- **Task details**: Exactly reproduce the entries, dropping any pictures from your copy.

(Figure scripts)

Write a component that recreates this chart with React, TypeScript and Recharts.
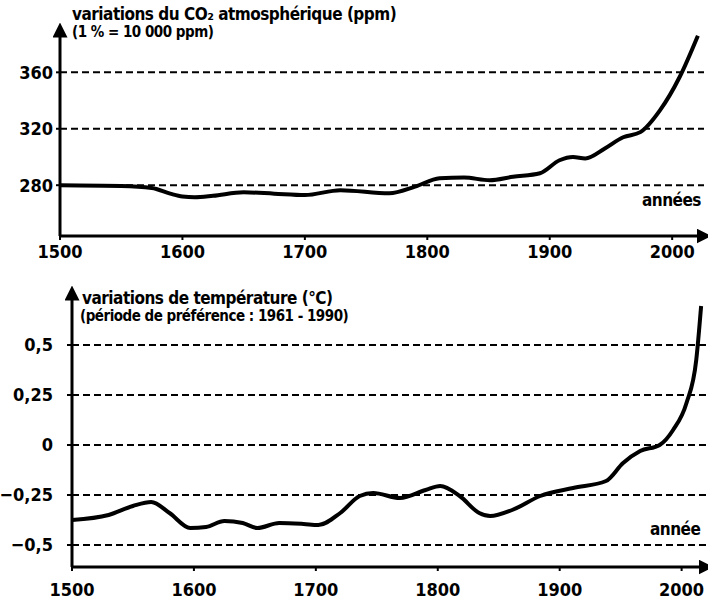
import React from "react";
import { Line, LineChart, ReferenceLine, XAxis, YAxis } from "recharts";

// CO2 (ppm)
const co2Years = [1500, 1550, 1575, 1590, 1600, 1610, 1625, 1650, 1675, 1700, 1729, 1769, 1790, 1810, 1830, 1851, 1870, 1892, 1908, 1919, 1929, 1945, 1960, 1974, 1990, 2006, 2021];
const co2Values = [280, 279.5, 278, 274, 272, 271.5, 272.5, 275, 274, 273, 276.5, 274.3, 279, 285, 285.5, 283.5, 286, 288.5, 297.7, 300, 299, 306, 314, 317.6, 333, 356.5, 386];

// temperature anomaly (°C)
const tempYears = [1500, 1530, 1550, 1565, 1580, 1597, 1610, 1625, 1640, 1652, 1670, 1690, 1702, 1720, 1736, 1747, 1769, 1790, 1802, 1818, 1834, 1843, 1861, 1884, 1911, 1938, 1952, 1966, 1982, 1993, 2004, 2012, 2016];
const tempValues = [-0.375, -0.35, -0.305, -0.285, -0.34, -0.415, -0.41, -0.38, -0.39, -0.415, -0.39, -0.395, -0.4, -0.34, -0.255, -0.24, -0.265, -0.225, -0.205, -0.255, -0.34, -0.355, -0.325, -0.255, -0.215, -0.18, -0.09, -0.03, 0.0, 0.075, 0.21, 0.425, 0.695];

const yearTicks = [1500, 1600, 1700, 1800, 1900, 2000];
const co2Ticks = [280, 320, 360];
const tempTicks = [-0.5, -0.25, 0, 0.25, 0.5];

const co2Data = co2Years.map((year, i) => ({ year, value: co2Values[i] }));
const tempData = tempYears.map((year, i) => ({ year, value: tempValues[i] }));

const FONT = '"DejaVu Sans Condensed", "Liberation Sans Narrow", "DejaVu Sans", sans-serif';
const tickStyle = { fill: "#000", fontSize: 18, fontWeight: 700, fontFamily: FONT };
const axisLine = (id: string, start: boolean) => ({
  stroke: "#000",
  strokeWidth: 3,
  ...(start ? { markerStart: `url(#${id})` } : { markerEnd: `url(#${id})` }),
});

function Arrow({ id }: { id: string }) {
  return (
    <defs>
      <marker id={id} viewBox="0 0 10 10" refX="5" refY="5" markerWidth="5" markerHeight="5" orient="auto-start-reverse">
        <path d="M0,0 L10,5 L0,10 z" fill="#000" />
      </marker>
    </defs>
  );
}

const label = (top: number, left: number, text: string, size = 17): React.ReactElement => (
  <div
    style={{
      position: "absolute",
      top,
      left,
      fontFamily: FONT,
      fontWeight: 700,
      fontSize: size,
      color: "#000",
      whiteSpace: "nowrap",
      letterSpacing: -0.5,
      lineHeight: 1,
    }}
  >
    {text}
  </div>
);

const dashed = { stroke: "#000", strokeWidth: 2, strokeDasharray: "7 4" };

export default function App() {
  return (
    <div style={{ position: "absolute", top: 0, left: 0, width: 708, height: 607, background: "#fff", overflow: "hidden" }}>
      <div style={{ position: "absolute", top: 0, left: 0 }}>
        <LineChart width={708} height={270} data={co2Data} margin={{ top: 30, right: 4, bottom: 0, left: 0 }}>
          <Arrow id="arrTop" />
          {co2Ticks.map((v) => (
            <ReferenceLine key={v} y={v} {...dashed} />
          ))}
          <XAxis
            dataKey="year"
            type="number"
            domain={[1500, 2026]}
            ticks={yearTicks}
            tick={tickStyle}
            tickSize={4}
            tickMargin={5}
            tickLine={{ stroke: "#000", strokeWidth: 2 }}
            axisLine={axisLine("arrTop", false)}
            height={34}
            allowDataOverflow
          />
          <YAxis
            type="number"
            domain={[244, 390]}
            ticks={co2Ticks}
            tick={tickStyle}
            tickSize={4}
            tickMargin={3}
            tickLine={{ stroke: "#000", strokeWidth: 2 }}
            axisLine={axisLine("arrTop", true)}
            width={60}
            allowDataOverflow
          />
          <Line dataKey="value" type="monotone" stroke="#000" strokeWidth={4} dot={false} isAnimationActive={false} />
        </LineChart>
      </div>
      <div style={{ position: "absolute", top: 260, left: 0 }}>
        <LineChart width={708} height={344} data={tempData} margin={{ top: 33, right: 2, bottom: 0, left: 0 }}>
          <Arrow id="arrBot" />
          {tempTicks.map((v) => (
            <ReferenceLine key={v} y={v} {...dashed} />
          ))}
          <XAxis
            dataKey="year"
            type="number"
            domain={[1500, 2020]}
            ticks={yearTicks}
            tick={tickStyle}
            tickSize={4}
            tickMargin={12}
            tickLine={{ stroke: "#000", strokeWidth: 2 }}
            axisLine={axisLine("arrBot", false)}
            height={37}
            allowDataOverflow
          />
          <YAxis
            type="number"
            domain={[-0.61, 0.76]}
            ticks={tempTicks}
            tick={tickStyle}
            tickFormatter={(v: number) => (v < 0 ? "−" : "") + String(Math.abs(v)).replace(".", ",")}
            tickSize={5}
            tickMargin={14}
            tickLine={{ stroke: "#000", strokeWidth: 2 }}
            axisLine={axisLine("arrBot", true)}
            width={72}
            allowDataOverflow
          />
          <Line dataKey="value" type="monotone" stroke="#000" strokeWidth={4} dot={false} isAnimationActive={false} />
        </LineChart>
      </div>
      {label(6, 72, "variations du CO₂ atmosphérique (ppm)")}
      {label(25, 72, "(1 % = 10 000 ppm)", 15)}
      {label(192, 642, "années", 17)}
      {label(290, 82, "variations de température (°C)")}
      {label(309, 80, "(période de préférence : 1961 - 1990)", 15)}
      {label(521, 650, "année", 17)}
    </div>
  );
}
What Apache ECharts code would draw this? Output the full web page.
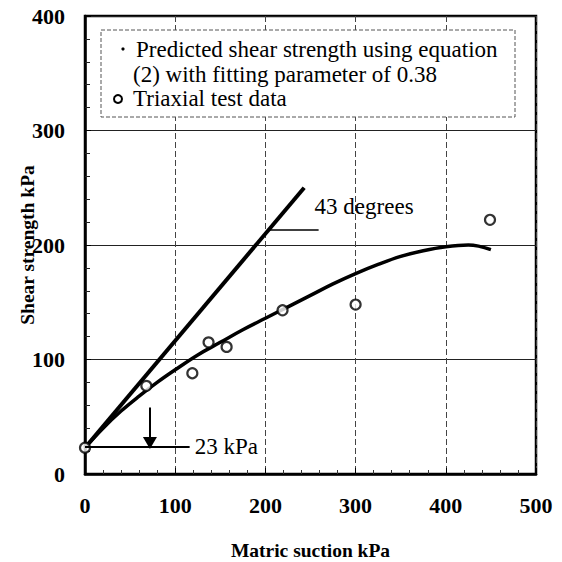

- **Correct result**:
Write a component that recreates this chart with React, TypeScript and Recharts.
import React from "react";
import { Line, LineChart, ReferenceLine, XAxis, YAxis } from "recharts";

// CO2 (ppm)
const co2Years = [1500, 1550, 1575, 1590, 1600, 1610, 1625, 1650, 1675, 1700, 1729, 1769, 1790, 1810, 1830, 1851, 1870, 1892, 1908, 1919, 1929, 1945, 1960, 1974, 1990, 2006, 2021];
const co2Values = [280, 279.5, 278, 274, 272, 271.5, 272.5, 275, 274, 273, 276.5, 274.3, 279, 285, 285.5, 283.5, 286, 288.5, 297.7, 300, 299, 306, 314, 317.6, 333, 356.5, 386];

// temperature anomaly (°C)
const tempYears = [1500, 1530, 1550, 1565, 1580, 1597, 1610, 1625, 1640, 1652, 1670, 1690, 1702, 1720, 1736, 1747, 1769, 1790, 1802, 1818, 1834, 1843, 1861, 1884, 1911, 1938, 1952, 1966, 1982, 1993, 2004, 2012, 2016];
const tempValues = [-0.375, -0.35, -0.305, -0.285, -0.34, -0.415, -0.41, -0.38, -0.39, -0.415, -0.39, -0.395, -0.4, -0.34, -0.255, -0.24, -0.265, -0.225, -0.205, -0.255, -0.34, -0.355, -0.325, -0.255, -0.215, -0.18, -0.09, -0.03, 0.0, 0.075, 0.21, 0.425, 0.695];

const yearTicks = [1500, 1600, 1700, 1800, 1900, 2000];
const co2Ticks = [280, 320, 360];
const tempTicks = [-0.5, -0.25, 0, 0.25, 0.5];

const co2Data = co2Years.map((year, i) => ({ year, value: co2Values[i] }));
const tempData = tempYears.map((year, i) => ({ year, value: tempValues[i] }));

const FONT = '"DejaVu Sans Condensed", "Liberation Sans Narrow", "DejaVu Sans", sans-serif';
const tickStyle = { fill: "#000", fontSize: 18, fontWeight: 700, fontFamily: FONT };
const axisLine = (id: string, start: boolean) => ({
  stroke: "#000",
  strokeWidth: 3,
  ...(start ? { markerStart: `url(#${id})` } : { markerEnd: `url(#${id})` }),
});

function Arrow({ id }: { id: string }) {
  return (
    <defs>
      <marker id={id} viewBox="0 0 10 10" refX="5" refY="5" markerWidth="5" markerHeight="5" orient="auto-start-reverse">
        <path d="M0,0 L10,5 L0,10 z" fill="#000" />
      </marker>
    </defs>
  );
}

const label = (top: number, left: number, text: string, size = 17): React.ReactElement => (
  <div
    style={{
      position: "absolute",
      top,
      left,
      fontFamily: FONT,
      fontWeight: 700,
      fontSize: size,
      color: "#000",
      whiteSpace: "nowrap",
      letterSpacing: -0.5,
      lineHeight: 1,
    }}
  >
    {text}
  </div>
);

const dashed = { stroke: "#000", strokeWidth: 2, strokeDasharray: "7 4" };

export default function App() {
  return (
    <div style={{ position: "absolute", top: 0, left: 0, width: 708, height: 607, background: "#fff", overflow: "hidden" }}>
      <div style={{ position: "absolute", top: 0, left: 0 }}>
        <LineChart width={708} height={270} data={co2Data} margin={{ top: 30, right: 4, bottom: 0, left: 0 }}>
          <Arrow id="arrTop" />
          {co2Ticks.map((v) => (
            <ReferenceLine key={v} y={v} {...dashed} />
          ))}
          <XAxis
            dataKey="year"
            type="number"
            domain={[1500, 2026]}
            ticks={yearTicks}
            tick={tickStyle}
            tickSize={4}
            tickMargin={5}
            tickLine={{ stroke: "#000", strokeWidth: 2 }}
            axisLine={axisLine("arrTop", false)}
            height={34}
            allowDataOverflow
          />
          <YAxis
            type="number"
            domain={[244, 390]}
            ticks={co2Ticks}
            tick={tickStyle}
            tickSize={4}
            tickMargin={3}
            tickLine={{ stroke: "#000", strokeWidth: 2 }}
            axisLine={axisLine("arrTop", true)}
            width={60}
            allowDataOverflow
          />
          <Line dataKey="value" type="monotone" stroke="#000" strokeWidth={4} dot={false} isAnimationActive={false} />
        </LineChart>
      </div>
      <div style={{ position: "absolute", top: 260, left: 0 }}>
        <LineChart width={708} height={344} data={tempData} margin={{ top: 33, right: 2, bottom: 0, left: 0 }}>
          <Arrow id="arrBot" />
          {tempTicks.map((v) => (
            <ReferenceLine key={v} y={v} {...dashed} />
          ))}
          <XAxis
            dataKey="year"
            type="number"
            domain={[1500, 2020]}
            ticks={yearTicks}
            tick={tickStyle}
            tickSize={4}
            tickMargin={12}
            tickLine={{ stroke: "#000", strokeWidth: 2 }}
            axisLine={axisLine("arrBot", false)}
            height={37}
            allowDataOverflow
          />
          <YAxis
            type="number"
            domain={[-0.61, 0.76]}
            ticks={tempTicks}
            tick={tickStyle}
            tickFormatter={(v: number) => (v < 0 ? "−" : "") + String(Math.abs(v)).replace(".", ",")}
            tickSize={5}
            tickMargin={14}
            tickLine={{ stroke: "#000", strokeWidth: 2 }}
            axisLine={axisLine("arrBot", true)}
            width={72}
            allowDataOverflow
          />
          <Line dataKey="value" type="monotone" stroke="#000" strokeWidth={4} dot={false} isAnimationActive={false} />
        </LineChart>
      </div>
      {label(6, 72, "variations du CO₂ atmosphérique (ppm)")}
      {label(25, 72, "(1 % = 10 000 ppm)", 15)}
      {label(192, 642, "années", 17)}
      {label(290, 82, "variations de température (°C)")}
      {label(309, 80, "(période de préférence : 1961 - 1990)", 15)}
      {label(521, 650, "année", 17)}
    </div>
  );
}
What Apache ECharts code would draw this? Output the full web page.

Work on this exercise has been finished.